I have a directory /user/test
with 2000 compressed files.
I want to check if any given file has 5 records then I have to store it in decompressed format.
I am able to do it serially but it is taking a lot of time to finish this job.
Serially I am doing as below:
for i in `find /user/test -iname "abc*.gz"`;
do
lines=`zcat $i | wc -l`
if [ $lines = 5 ]; then
fname=`basename -s .$file_ext $i`
echo "copying $fname to new path"
`zcat $i > new_path/$fname`
cnt=$((cnt 1))
else
echo "Ignoring file $i. Expecting 5 records. It has more or less records"
fi
done
I want to do the same in parallel.
I tried exploring GNU parallel
but am seeing an error.
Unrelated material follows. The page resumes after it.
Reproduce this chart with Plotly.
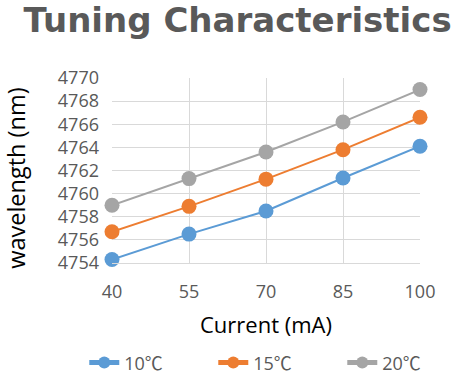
import plotly.graph_objects as go

current = [40, 55, 70, 85, 100]
wl_10 = [4754.3, 4756.5, 4758.5, 4761.35, 4764.1]
wl_15 = [4756.7, 4758.9, 4761.25, 4763.8, 4766.6]
wl_20 = [4759.0, 4761.3, 4763.6, 4766.2, 4769.0]
series_names = ["10℃", "15℃", "20℃"]
colors = ["#5B9BD5", "#ED7D31", "#A5A5A5"]
y_ticks = list(range(4754, 4771, 2))

fig = go.Figure()
for name, ys, c in zip(series_names, [wl_10, wl_15, wl_20], colors):
    fig.add_trace(go.Scatter(
        x=current, y=ys, name=name, mode="lines+markers",
        line=dict(color=c, width=2),
        marker=dict(color=c, size=15),
        cliponaxis=False,
    ))

fig.update_layout(
    width=464, height=383,
    margin=dict(l=112, r=44, t=78, b=120, autoexpand=False),
    paper_bgcolor="white", plot_bgcolor="white",
    font=dict(family="Open Sans, sans-serif", color="#595959"),
    title=dict(text="<b>Tuning Characteristics</b>", x=0.512, xanchor="center",
               y=0.979, yanchor="top",
               font=dict(family="DejaVu Sans, sans-serif", size=34, color="#595959")),
    xaxis=dict(range=[40, 100], tickvals=current, ticktext=[str(v) for v in current],
               showgrid=True, gridcolor="#D9D9D9", gridwidth=1,
               showline=True, linecolor="#D9D9D9", zeroline=False, automargin=False,
               tickfont=dict(size=18, color="#595959"), ticklabelstandoff=12,
               title=dict(text="Current (mA)", font=dict(size=22, color="black"), standoff=16)),
    yaxis=dict(range=[4754, 4770], tickvals=y_ticks,
               showgrid=True, gridcolor="#D9D9D9", gridwidth=1,
               zeroline=False, showline=False, automargin=False,
               tickfont=dict(size=18, color="#595959"), ticklabelstandoff=12),
    annotations=[dict(text="wavelength (nm)", textangle=-90, showarrow=False,
                      xref="paper", yref="paper", x=-0.312, y=0.46,
                      xanchor="center", yanchor="middle",
                      font=dict(size=23.5, color="black"))],
    legend=dict(orientation="h", x=-0.09, xanchor="left",
                y=-0.54, yanchor="middle",
                font=dict(family="Open Sans, Noto Sans CJK SC, sans-serif", size=18, color="#595959"),
                itemsizing="constant", entrywidth=84),
)

fig.write_html("out.html", config={"displayModeBar": False},
               post_script="document.body.style.margin='0px';")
I tried below command
find /user/test -iname "abc*.gz" |
parallel 'zcat {} | awk 'NR == 5 {print $0}' < {}.txt'
Above command is not working throwing error.
CodePudding user response:
Untested:
doit() {
zcat "$@" | awk 'NR == 5 {print $0}'
}
export -f doit
find /user/test -iname "abc*.gz" |
parallel doit
Based on what you do serially:
doit() {
i="$1"
lines=`zcat $i | wc -l`
if [ $lines = 5 ]; then
fname=`basename -s .$file_ext $i`
echo "copying $fname to new path"
`zcat $i > new_path/$fname`
else
echo "Ignoring file $i. Expecting 5 records. It has more or less records"
fi
}
export -f doit
export file_ext
find /user/test -iname "abc*.gz" | parallel doit
The general idea is to build a bash function that works on a single input. export
the function (and the variables needed by the function) and run the function in parallel.
The benefit is that it is pretty easy to test the function on a single input.
When writing the function there is a small gotcha: The function cannot write to hardcoded files, because this will create a race condition (multiple instances writing at the same time). So you need to write the function in a way in which this does not happen.